Any black hole we could conceivably create would completely evaporate in nanoseconds. There's even conjecture that the LHC may have created some already (although it's not probable, it's not entirely outside the realm of possibility). It's not like they stick around eating more once you make them.
He contends that there likely isn't a sentient civilization within about a billion light years of us because the signature of Dyson spheres would be unmistabkable and unmissable. Now this isn't to say there isn't one that's say, 600 million light years away that built their first Dyson sphere 500 million years ago although, in practice, this doesn't really change the probabilities that much.

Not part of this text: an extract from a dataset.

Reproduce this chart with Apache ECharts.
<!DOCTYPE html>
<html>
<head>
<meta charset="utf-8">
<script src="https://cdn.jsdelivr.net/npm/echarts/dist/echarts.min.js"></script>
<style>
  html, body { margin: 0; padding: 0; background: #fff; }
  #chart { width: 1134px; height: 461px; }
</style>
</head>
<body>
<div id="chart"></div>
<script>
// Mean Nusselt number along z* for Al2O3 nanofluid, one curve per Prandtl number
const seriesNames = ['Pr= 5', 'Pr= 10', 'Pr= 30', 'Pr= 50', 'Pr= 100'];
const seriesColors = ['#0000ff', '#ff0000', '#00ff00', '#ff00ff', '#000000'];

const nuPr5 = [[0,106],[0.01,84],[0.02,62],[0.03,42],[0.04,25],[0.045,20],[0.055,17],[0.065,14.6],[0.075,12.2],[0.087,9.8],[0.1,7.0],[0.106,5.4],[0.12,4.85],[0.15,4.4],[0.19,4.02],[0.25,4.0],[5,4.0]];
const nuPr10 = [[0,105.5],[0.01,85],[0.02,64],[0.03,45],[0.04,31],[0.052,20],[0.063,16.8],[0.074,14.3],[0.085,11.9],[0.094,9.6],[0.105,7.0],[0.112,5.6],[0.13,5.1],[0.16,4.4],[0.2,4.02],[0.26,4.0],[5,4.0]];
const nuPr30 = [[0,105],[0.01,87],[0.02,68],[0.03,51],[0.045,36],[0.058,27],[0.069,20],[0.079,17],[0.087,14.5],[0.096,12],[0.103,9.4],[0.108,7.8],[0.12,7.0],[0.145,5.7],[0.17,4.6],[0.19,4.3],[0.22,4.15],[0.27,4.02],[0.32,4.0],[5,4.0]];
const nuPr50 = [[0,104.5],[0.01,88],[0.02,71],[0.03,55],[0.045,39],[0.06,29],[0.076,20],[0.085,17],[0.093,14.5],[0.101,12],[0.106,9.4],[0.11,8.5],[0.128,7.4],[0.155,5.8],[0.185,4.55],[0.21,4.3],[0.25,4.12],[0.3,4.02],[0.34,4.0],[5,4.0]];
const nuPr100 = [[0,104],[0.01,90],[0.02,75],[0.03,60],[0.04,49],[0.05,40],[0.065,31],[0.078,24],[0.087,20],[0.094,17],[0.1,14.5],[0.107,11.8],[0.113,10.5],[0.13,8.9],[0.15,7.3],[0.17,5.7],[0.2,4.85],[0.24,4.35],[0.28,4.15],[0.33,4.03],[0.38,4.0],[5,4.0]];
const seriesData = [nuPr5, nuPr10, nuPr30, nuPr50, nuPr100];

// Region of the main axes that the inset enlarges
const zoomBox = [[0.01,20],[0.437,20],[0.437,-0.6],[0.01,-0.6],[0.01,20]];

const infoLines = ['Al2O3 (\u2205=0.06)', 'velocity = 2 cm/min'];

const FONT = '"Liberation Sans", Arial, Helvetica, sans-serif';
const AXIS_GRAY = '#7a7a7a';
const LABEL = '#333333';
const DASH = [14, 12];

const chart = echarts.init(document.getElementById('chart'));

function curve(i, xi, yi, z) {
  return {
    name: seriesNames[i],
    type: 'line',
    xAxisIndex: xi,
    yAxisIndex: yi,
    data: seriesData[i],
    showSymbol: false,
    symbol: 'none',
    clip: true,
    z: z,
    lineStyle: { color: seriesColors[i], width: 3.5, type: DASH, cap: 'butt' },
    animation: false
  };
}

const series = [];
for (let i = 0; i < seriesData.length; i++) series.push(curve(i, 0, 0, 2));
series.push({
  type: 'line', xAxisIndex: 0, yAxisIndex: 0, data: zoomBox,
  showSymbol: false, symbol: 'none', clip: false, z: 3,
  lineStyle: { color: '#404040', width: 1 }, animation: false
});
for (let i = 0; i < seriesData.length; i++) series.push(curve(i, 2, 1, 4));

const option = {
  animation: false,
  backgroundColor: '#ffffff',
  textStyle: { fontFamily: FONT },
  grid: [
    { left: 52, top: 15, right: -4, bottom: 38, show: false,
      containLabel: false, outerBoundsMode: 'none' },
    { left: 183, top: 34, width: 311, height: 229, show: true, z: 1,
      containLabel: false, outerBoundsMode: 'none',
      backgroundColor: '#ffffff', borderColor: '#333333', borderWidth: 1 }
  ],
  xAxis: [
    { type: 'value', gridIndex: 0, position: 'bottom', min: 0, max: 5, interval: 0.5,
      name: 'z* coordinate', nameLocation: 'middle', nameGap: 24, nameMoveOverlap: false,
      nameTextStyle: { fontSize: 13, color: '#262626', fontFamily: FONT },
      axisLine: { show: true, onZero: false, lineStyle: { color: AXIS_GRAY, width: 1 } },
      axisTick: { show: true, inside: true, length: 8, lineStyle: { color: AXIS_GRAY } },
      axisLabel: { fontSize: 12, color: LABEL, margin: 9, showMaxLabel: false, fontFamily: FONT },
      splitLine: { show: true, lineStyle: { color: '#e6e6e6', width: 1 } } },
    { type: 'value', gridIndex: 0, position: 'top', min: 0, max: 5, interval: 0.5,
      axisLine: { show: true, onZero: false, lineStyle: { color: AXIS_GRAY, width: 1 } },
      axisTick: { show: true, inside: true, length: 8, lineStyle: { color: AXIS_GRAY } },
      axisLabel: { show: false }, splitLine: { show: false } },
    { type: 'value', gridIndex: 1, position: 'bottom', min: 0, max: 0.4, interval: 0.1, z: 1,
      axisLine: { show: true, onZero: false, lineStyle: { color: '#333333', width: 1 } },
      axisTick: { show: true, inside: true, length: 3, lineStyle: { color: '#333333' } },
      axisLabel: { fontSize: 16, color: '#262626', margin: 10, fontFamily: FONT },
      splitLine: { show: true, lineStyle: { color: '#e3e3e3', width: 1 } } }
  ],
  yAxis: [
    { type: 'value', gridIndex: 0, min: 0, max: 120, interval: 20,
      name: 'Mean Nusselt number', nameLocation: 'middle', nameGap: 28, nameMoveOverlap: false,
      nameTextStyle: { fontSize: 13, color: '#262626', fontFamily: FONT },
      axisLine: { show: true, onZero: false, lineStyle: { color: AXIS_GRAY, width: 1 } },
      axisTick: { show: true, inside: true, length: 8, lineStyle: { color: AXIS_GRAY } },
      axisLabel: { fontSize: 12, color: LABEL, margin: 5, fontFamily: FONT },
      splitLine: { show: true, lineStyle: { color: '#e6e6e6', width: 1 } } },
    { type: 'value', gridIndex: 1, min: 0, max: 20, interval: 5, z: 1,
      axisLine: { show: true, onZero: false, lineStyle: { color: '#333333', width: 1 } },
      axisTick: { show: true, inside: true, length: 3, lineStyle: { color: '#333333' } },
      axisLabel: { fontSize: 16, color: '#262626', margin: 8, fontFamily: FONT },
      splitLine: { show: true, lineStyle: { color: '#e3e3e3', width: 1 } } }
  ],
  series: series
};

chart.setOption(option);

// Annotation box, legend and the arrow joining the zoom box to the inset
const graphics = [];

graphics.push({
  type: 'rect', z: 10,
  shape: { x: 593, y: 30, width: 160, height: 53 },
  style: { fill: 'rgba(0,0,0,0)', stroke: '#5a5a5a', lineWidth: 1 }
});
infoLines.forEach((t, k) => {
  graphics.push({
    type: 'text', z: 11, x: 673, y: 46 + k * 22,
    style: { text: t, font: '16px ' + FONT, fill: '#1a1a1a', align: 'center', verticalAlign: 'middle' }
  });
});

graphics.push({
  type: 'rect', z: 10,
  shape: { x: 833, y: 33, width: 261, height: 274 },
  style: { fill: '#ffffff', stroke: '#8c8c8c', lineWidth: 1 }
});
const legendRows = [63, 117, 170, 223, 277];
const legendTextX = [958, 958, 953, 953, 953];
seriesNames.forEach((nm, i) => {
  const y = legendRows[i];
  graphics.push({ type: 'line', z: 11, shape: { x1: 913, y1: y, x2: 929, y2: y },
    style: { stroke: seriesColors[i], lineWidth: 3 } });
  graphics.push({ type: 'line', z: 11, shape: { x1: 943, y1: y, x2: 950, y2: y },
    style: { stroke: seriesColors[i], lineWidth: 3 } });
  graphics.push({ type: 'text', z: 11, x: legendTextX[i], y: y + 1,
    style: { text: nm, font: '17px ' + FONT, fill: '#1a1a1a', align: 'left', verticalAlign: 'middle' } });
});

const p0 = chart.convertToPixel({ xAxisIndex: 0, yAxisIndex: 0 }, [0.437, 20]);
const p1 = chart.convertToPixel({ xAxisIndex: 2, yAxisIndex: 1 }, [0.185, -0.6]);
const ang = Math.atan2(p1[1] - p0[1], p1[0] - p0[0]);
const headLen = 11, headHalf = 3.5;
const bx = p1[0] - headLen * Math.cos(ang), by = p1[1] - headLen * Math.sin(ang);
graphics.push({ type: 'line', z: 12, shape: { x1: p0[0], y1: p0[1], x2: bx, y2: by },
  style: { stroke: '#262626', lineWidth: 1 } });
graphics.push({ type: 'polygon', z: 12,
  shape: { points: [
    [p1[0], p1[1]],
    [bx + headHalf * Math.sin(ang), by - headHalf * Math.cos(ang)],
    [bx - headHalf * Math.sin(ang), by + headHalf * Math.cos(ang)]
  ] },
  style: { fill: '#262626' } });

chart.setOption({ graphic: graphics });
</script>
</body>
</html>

If there's FTL then that billion light year practical limit really goes out the window as you can effectively get anywhere in the universe, making the volume of absence be many, many times the size of the observable universe.
I'm not sure why the author is talking about gravity ripping you apart in a black hole. It Is Known [tm] that larger black holes have pretty gentle event horizons.
I'm not sure why it matters that a black hole would be spinning. You can pretty much assume every significant mass in the universe is spinning to some degree (a state of zero spin being highly unlikely over even small amounts of time).
The author talks about the inner event horizon and I guess that's the point. But all of that is highly theoretical. Nothing is known about the inner workings of a black hole. It's all highly theoretical and beyond the ability of general relativity to describe. No other theory has been able to adequately explain or describe gravity let alone extreme gravity so your view on what's within the event horizon probably depends on which unproven theory (eg string theory) you subscribe to.
So this is speculation based on speculation.